To implement the HM test, modern findings in market research provide a broad instrument in the form of conjoint-analyses. When asking consumers if they would accept price increases, normally everybody would expect the answer to be "no". Instead of this, the conjoint-analysis examines the different product features and the resulting attractiveness to the surveyed consumers.
In the 80s and 90s conjoint-analyses developed into one of the most popular marketing tools used for the determination of features and prices of new products. A conjoint-analysis allows the scientifically sophisticated calculation of consumers maximum willingness to pay for a product that is characterised by different features.
The method is based on the assumption that consumer choice depends on utility evaluations. Normally, consumers are not able to articulate these preferences. Nevertheless, the choice between different concepts of products that are defined by variations in characteristics allow specialist to draw conclusions.
The basic idea is that the consumer faces different product features. The product features are decided upon based on personal preferences and used to determine the relevance of some product features. The word “conjoint” means that the relative utilities of specific product features are not quantifiable if the features are considered one after another. Only a joint examination enables a quantification. The consumer preferences and their intensity are the main definitions that are used for the quantification. In doing the conjoint-analysis, the partial utility of each product feature will be calculated, whereby the sum determines the total utility. As a result, the utility function and the cost function can be defined and used to calculate the price-demand function.

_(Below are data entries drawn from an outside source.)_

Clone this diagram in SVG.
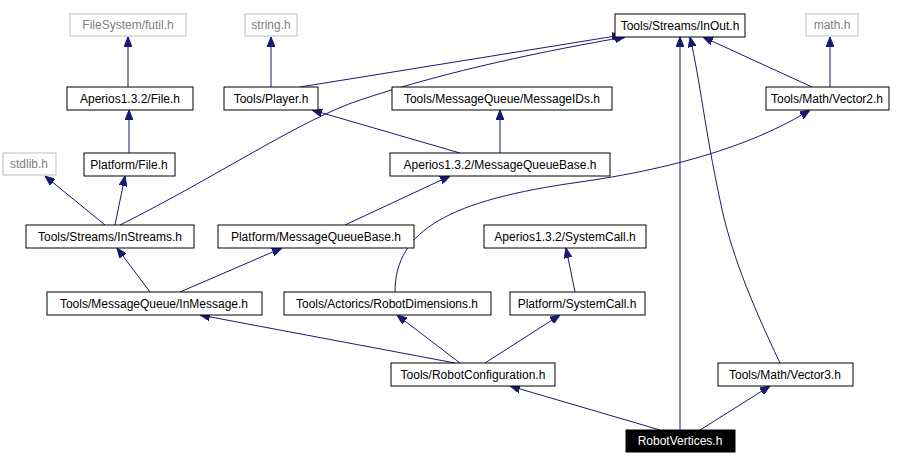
<svg xmlns="http://www.w3.org/2000/svg" width="905" height="471" viewBox="0 0 905 471">
<defs>
<marker id="a" markerWidth="10" markerHeight="8" refX="10" refY="4" orient="auto" markerUnits="userSpaceOnUse"><path d="M0,0 L10,4 L0,8 Z" fill="#191970" stroke="#191970"/></marker>
<style>
rect{fill:#fff;stroke:#000;stroke-width:1}
.g rect{stroke:#bfbfbf}
text{font-family:"Liberation Sans",Arial,sans-serif;font-size:12px;text-anchor:middle;fill:#000}
.g text{fill:#808080}
#edges path{fill:none;stroke:#191970;stroke-width:1;marker-end:url(#a)}
</style>
</defs>
<rect x="0" y="0" width="905" height="471" style="stroke:none"/>
<g id="edges">
<path d="M128,87 L128,37"/>
<path d="M129,153 L129,110"/>
<path d="M105,225 L45,176"/>
<path d="M115,225 L125,176"/>
<path d="M120,225 C220,175 300,120 360,100 C450,70 550,50 625,37"/>
<path d="M271,87 L271,37"/>
<path d="M300,87 L622,35"/>
<path d="M460,153 L312,110"/>
<path d="M500,153 L500,110"/>
<path d="M345,225 L450,176"/>
<path d="M150,292 L117,248"/>
<path d="M180,292 L282,248"/>
<path d="M395,292 C395,230 450,200 580,182 C700,165 770,135 810,110"/>
<path d="M812,87 L703,37"/>
<path d="M830,87 L830,37"/>
<path d="M575,292 L566,248"/>
<path d="M455,363 L200,315"/>
<path d="M460,363 L397,315"/>
<path d="M485,363 L560,315"/>
<path d="M780,363 C750,300 730,250 720,200 C705,130 700,80 690,37"/>
<path d="M660,430 L510,386"/>
<path d="M680,430 L680,37"/>
<path d="M700,430 L770,386"/>
</g>
<g id="n1" class="g"><rect x="70" y="14" width="116" height="22"/><text x="128" y="29">FileSystem/futil.h</text></g>
<g id="n2" class="g"><rect x="245" y="14" width="52" height="22"/><text x="271" y="29">string.h</text></g>
<g id="n3"><rect x="615" y="14" width="130" height="23"/><text x="680" y="30">Tools/Streams/InOut.h</text></g>
<g id="n4" class="g"><rect x="806" y="14" width="52" height="22"/><text x="832" y="29">math.h</text></g>
<g id="n5"><rect x="67" y="87" width="126" height="23"/><text x="130" y="103">Aperios1.3.2/File.h</text></g>
<g id="n6"><rect x="224" y="87" width="94" height="23"/><text x="271" y="103">Tools/Player.h</text></g>
<g id="n7"><rect x="392" y="87" width="220" height="23"/><text x="502" y="103">Tools/MessageQueue/MessageIDs.h</text></g>
<g id="n8"><rect x="766" y="87" width="123" height="23"/><text x="827" y="103">Tools/Math/Vector2.h</text></g>
<g id="n9" class="g"><rect x="3" y="153" width="53" height="22"/><text x="29" y="168">stdlib.h</text></g>
<g id="n10"><rect x="84" y="153" width="91" height="23"/><text x="129" y="169">Platform/File.h</text></g>
<g id="n11"><rect x="390" y="153" width="220" height="23"/><text x="500" y="169">Aperios1.3.2/MessageQueueBase.h</text></g>
<g id="n12"><rect x="26" y="225" width="168" height="23"/><text x="110" y="241">Tools/Streams/InStreams.h</text></g>
<g id="n13"><rect x="218" y="225" width="196" height="23"/><text x="316" y="241">Platform/MessageQueueBase.h</text></g>
<g id="n14"><rect x="484" y="225" width="162" height="23"/><text x="565" y="241">Aperios1.3.2/SystemCall.h</text></g>
<g id="n15"><rect x="47" y="292" width="215" height="23"/><text x="154" y="308">Tools/MessageQueue/InMessage.h</text></g>
<g id="n16"><rect x="284" y="292" width="207" height="23"/><text x="387" y="308">Tools/Actorics/RobotDimensions.h</text></g>
<g id="n17"><rect x="510" y="292" width="135" height="23"/><text x="577" y="308">Platform/SystemCall.h</text></g>
<g id="n18"><rect x="391" y="363" width="164" height="23"/><text x="473" y="379">Tools/RobotConfiguration.h</text></g>
<g id="n19"><rect x="718" y="363" width="135" height="23"/><text x="785" y="379">Tools/Math/Vector3.h</text></g>
<g id="n20"><rect x="626" y="430" width="109" height="22" style="fill:#000"/><text x="680" y="445" style="fill:#fff">RobotVertices.h</text></g>
</svg>
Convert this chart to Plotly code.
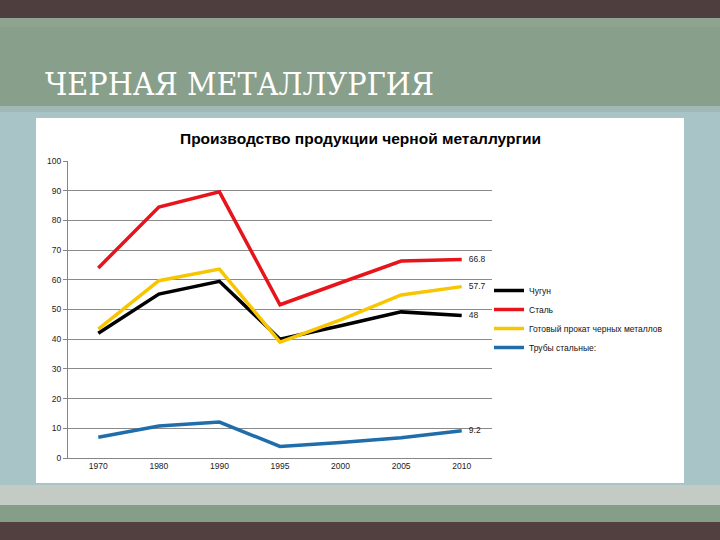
import plotly.graph_objects as go

years = ["1970", "1980", "1990", "1995", "2000", "2005", "2010"]
chugun = [42, 55.2, 59.5, 40, 44.5, 49.2, 48]
stal = [64, 84.5, 89.6, 51.6, 59, 66.3, 66.8]
prokat = [43.4, 59.7, 63.6, 39, 46.5, 54.9, 57.7]
truby = [7, 10.8, 12.1, 3.9, 5.2, 6.8, 9.2]

series = [
    ("Чугун", chugun, "#000000"),
    ("Сталь", stal, "#e8141b"),
    ("Готовый прокат черных металлов", prokat, "#f7c600"),
    ("Трубы стальные:", truby, "#1f6eab"),
]

W, H = 720, 540
L, R, T, B = 68, 492, 161, 458


def px(x):
    return (x - L) / (R - L)


def py(y):
    return (B - y) / (B - T)


fig = go.Figure()
for name, vals, color in series:
    labels = [""] * (len(vals) - 1) + ["   " + f"{vals[-1]:g}"]
    fig.add_trace(go.Scatter(x=years, y=vals, name=name, mode="lines+text",
                             text=labels, textposition="middle right",
                             textfont=dict(family="Liberation Sans", size=8.5, color="#222222"),
                             line=dict(color=color, width=3.5)))

shapes = []


def band(y0, y1, color, x0=0, x1=W):
    shapes.append(dict(type="rect", xref="paper", yref="paper",
                       x0=px(x0), x1=px(x1), y0=py(y1), y1=py(y0),
                       fillcolor=color, line=dict(width=0), layer="below"))


band(0, 540, "#a9c4c6")
band(0, 18, "#4f3e3e")
band(18, 27, "#8fa48f")
band(27, 106, "#88a08b")
band(106, 112, "#a0b9b6")
band(485, 505, "#c3cbc4")
band(505, 522, "#869e87")
band(522, 540, "#523f3f")
band(118, 483, "#ffffff", 36, 684)

annotations = [
    dict(text="ЧЕРНАЯ МЕТАЛЛУРГИЯ", xref="paper", yref="paper",
         x=px(43), y=py(84), xanchor="left", yanchor="middle", showarrow=False,
         font=dict(family="DejaVu Serif Condensed", size=32, color="#ffffff")),
    dict(text="<b>Производство продукции черной металлургии</b>", xref="paper", yref="paper",
         x=px(360), y=py(138), xanchor="center", yanchor="middle", showarrow=False,
         font=dict(family="Liberation Sans", size=15.5, color="#000000")),
]

fig.update_layout(
    width=W, height=H,
    margin=dict(l=L, r=W - R, t=T, b=H - B, pad=0),
    paper_bgcolor="#a9c4c6",
    plot_bgcolor="rgba(0,0,0,0)",
    shapes=shapes,
    annotations=annotations,
    showlegend=True,
    legend=dict(x=px(489), y=py(276), xanchor="left", yanchor="top",
                font=dict(family="Liberation Sans", size=8.5, color="#111111"),
                bgcolor="rgba(0,0,0,0)", itemwidth=30, tracegroupgap=0),
    xaxis=dict(type="category", range=[-0.5, len(years) - 0.5], showgrid=False,
               showline=True, linecolor="#868686",
               linewidth=1, ticks="", tickfont=dict(family="Liberation Sans", size=8.5, color="#222222")),
    yaxis=dict(range=[0, 100], dtick=10, showgrid=True, gridcolor="#8a8a8a", gridwidth=1,
               showline=True, linecolor="#868686", ticks="outside", ticklen=4, tickcolor="#868686",
               zeroline=False,
               tickfont=dict(family="Liberation Sans", size=8.5, color="#222222")),
    font=dict(family="Liberation Sans"),
)

fig.write_html("out.html", config={"displayModeBar": False},
               post_script="document.body.style.margin='0';")
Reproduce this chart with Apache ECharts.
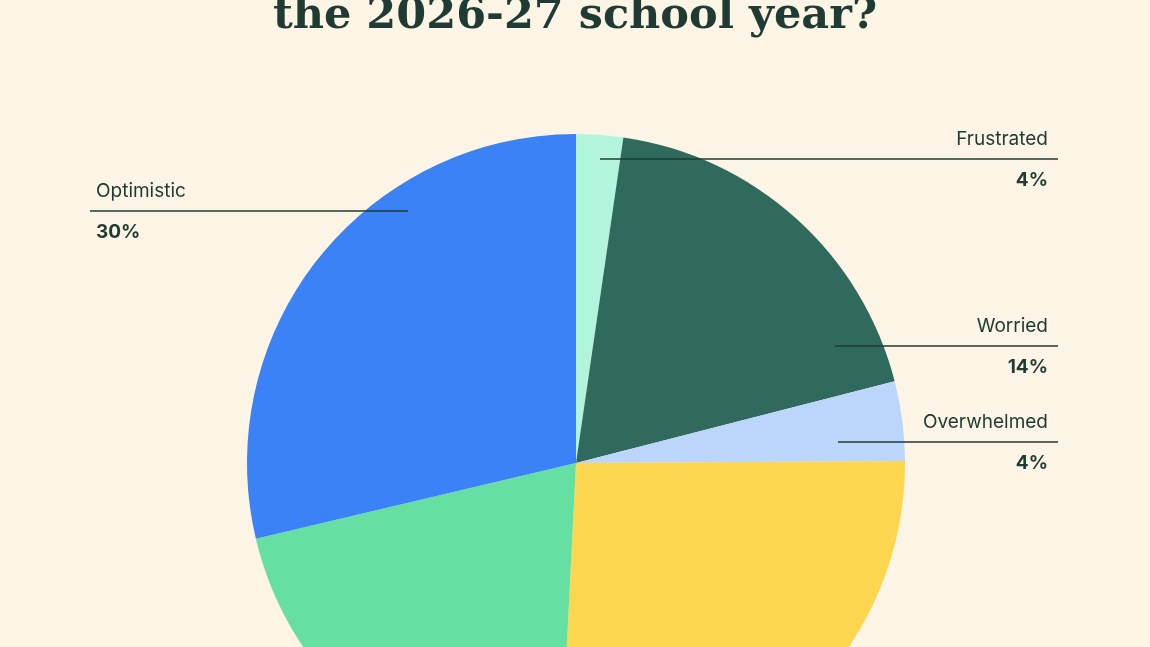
<!DOCTYPE html><html><head><meta charset="utf-8">
<script src="https://cdn.jsdelivr.net/npm/echarts@6/dist/echarts.min.js"></script>
<style>html,body{margin:0;padding:0;background:#fcf4e4}#c{width:1150px;height:647px}</style></head><body><div id="c"></div>
<script>
const categories=['Frustrated','Worried','Overwhelmed','Hopeful','Excited','Optimistic'];
const values=[2.3,18.7,3.9,25.9,20.5,28.7];
const labelText=['4%','14%','4%','','','30%'];
const colors=['#b3f5dc','#2f6a5c','#bcd6fb','#fdd64f','#66dfa3','#3b82f6'];
const chart=echarts.init(document.getElementById('c'));
const lineStyle={stroke:'#1f3b33',lineWidth:1.3};
const nameStyle={fill:'#1f3b33',font:'19px "Inter", sans-serif'};
const pctStyle={fill:'#1f3b33',font:'bold 19px "Inter", sans-serif'};
function lbl(name,pct,x1,x2,y,right){
 const tx=right?x2-10:x1+6;const al=right?'right':'left';
 return [{type:'line',shape:{x1:x1,y1:y,x2:x2,y2:y},style:lineStyle,z:10},
 {type:'text',x:tx,y:y-29,style:Object.assign({text:name,align:al},nameStyle),z:10},
 {type:'text',x:tx,y:y+12,style:Object.assign({text:pct,align:al},pctStyle),z:10}];
}
chart.setOption({
 backgroundColor:'#fcf4e4',
 title:{text:'the 2026-27 school year?',left:'center',top:-10,textStyle:{fontFamily:'DejaVu Serif',fontWeight:'bold',fontSize:43,color:'#1f3b33'}},
 series:[{type:'pie',center:[576,463],radius:329,startAngle:90,clockwise:true,label:{show:false},labelLine:{show:false},
  silent:true,data:categories.map((c,i)=>({name:c,value:values[i],itemStyle:{color:colors[i]}}))}],
 graphic:[].concat(
  lbl(categories[0],labelText[0],600,1058,159,true),
  lbl(categories[1],labelText[1],835,1058,346,true),
  lbl(categories[2],labelText[2],838,1058,442,true),
  lbl(categories[5],labelText[5],90,408,211,false))
});
</script></body></html>
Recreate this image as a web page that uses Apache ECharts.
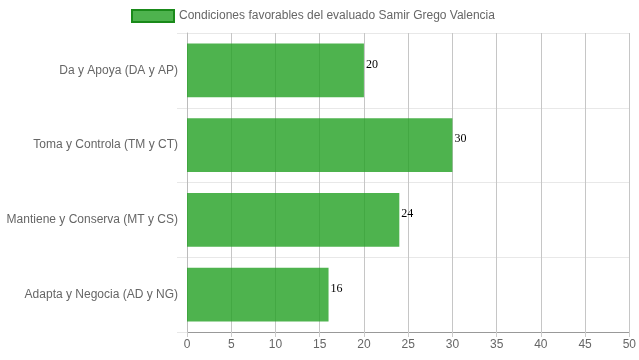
<!DOCTYPE html>
<html><head><meta charset="utf-8">
<script src="https://cdn.jsdelivr.net/npm/echarts@6/dist/echarts.min.js"></script>
<style>html,body{margin:0;padding:0;background:#fff}#c{width:639px;height:360px}</style>
</head><body><div id="c"></div>
<script>
const categories = ["Da y Apoya (DA y AP)", "Toma y Controla (TM y CT)", "Mantiene y Conserva (MT y CS)", "Adapta y Negocia (AD y NG)"];
const values = [20, 30, 24, 16];
const seriesName = "Condiciones favorables del evaluado Samir Grego Valencia";

const chart = echarts.init(document.getElementById('c'));
chart.setOption({
  animation: false,
  textStyle: { fontFamily: 'Liberation Sans, Arial, sans-serif' },
  legend: {
    top: 4, left: 126,
    icon: 'rect',
    itemWidth: 42, itemHeight: 12, itemGap: 6,
    textStyle: { color: '#666', fontSize: 12 },
    itemStyle: { borderColor: '#1a8a1a', borderWidth: 2 },
    data: [seriesName]
  },
  grid: { left: 187, right: 9, top: 33, bottom: 28, containLabel: false },
  xAxis: {
    type: 'value', min: 0, max: 50, interval: 5,
    axisLine: { show: true, lineStyle: { color: '#999' } },
    axisTick: { show: true, length: 5, lineStyle: { color: '#ccc' } },
    axisLabel: { color: '#666', fontSize: 12, margin: 7 },
    splitLine: { show: true, lineStyle: { color: '#c6c6c6' } }
  },
  yAxis: {
    type: 'category', inverse: true, data: categories,
    axisLine: { show: true, lineStyle: { color: '#bbb' } },
    axisTick: { show: true, length: 10, lineStyle: { color: '#e8e8e8' } },
    axisLabel: { color: '#666', fontSize: 12, margin: 9 },
    splitLine: { show: true, lineStyle: { color: '#e8e8e8' } }
  },
  series: [{
    name: seriesName, type: 'bar', data: values,
    barCategoryGap: '28%',
    itemStyle: { color: 'rgba(34,160,34,0.8)' },
    label: { show: true, position: 'right', distance: 2, offset: [0, -6], color: '#000', fontSize: 12,
      fontFamily: 'Liberation Serif, Times New Roman, serif' },
    z: 1
  }]
});
</script></body></html>
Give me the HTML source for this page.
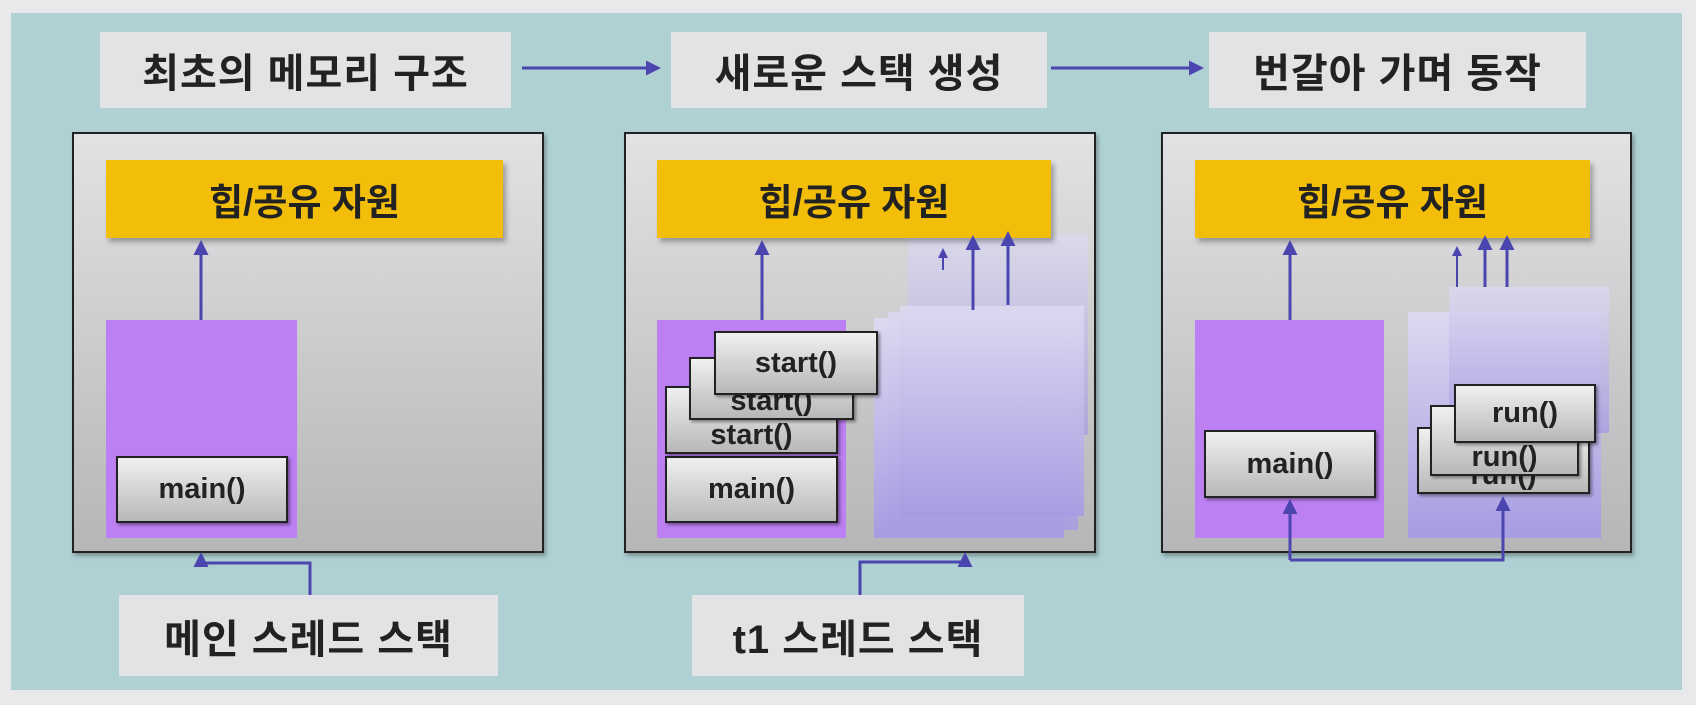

Within the framework of the HM Test, a conjoint-analysis is carried out as follows: On the basis of the products or services in question, a questionnaire is developed, while attributes and interviewees are selected. The realisation of the HM Test is possible in the form of a paper & pencil conjoint study or a computer-based conjoint-analysis. In practice, a computer-based conjoint-analysis is preferred. The establishment of the survey and the analysis of the results needs three to four weeks. This includes the computer-based interview in the form of a personal or telephone interview.
The conjoint-analysis results in a price-demand function that can be used to examine the effects of hypothetical price changes on demand.
Applying conjoint-analyses to perform the hypothetical monopolist test is proven, since valid and verifiable statements of market definition are possible.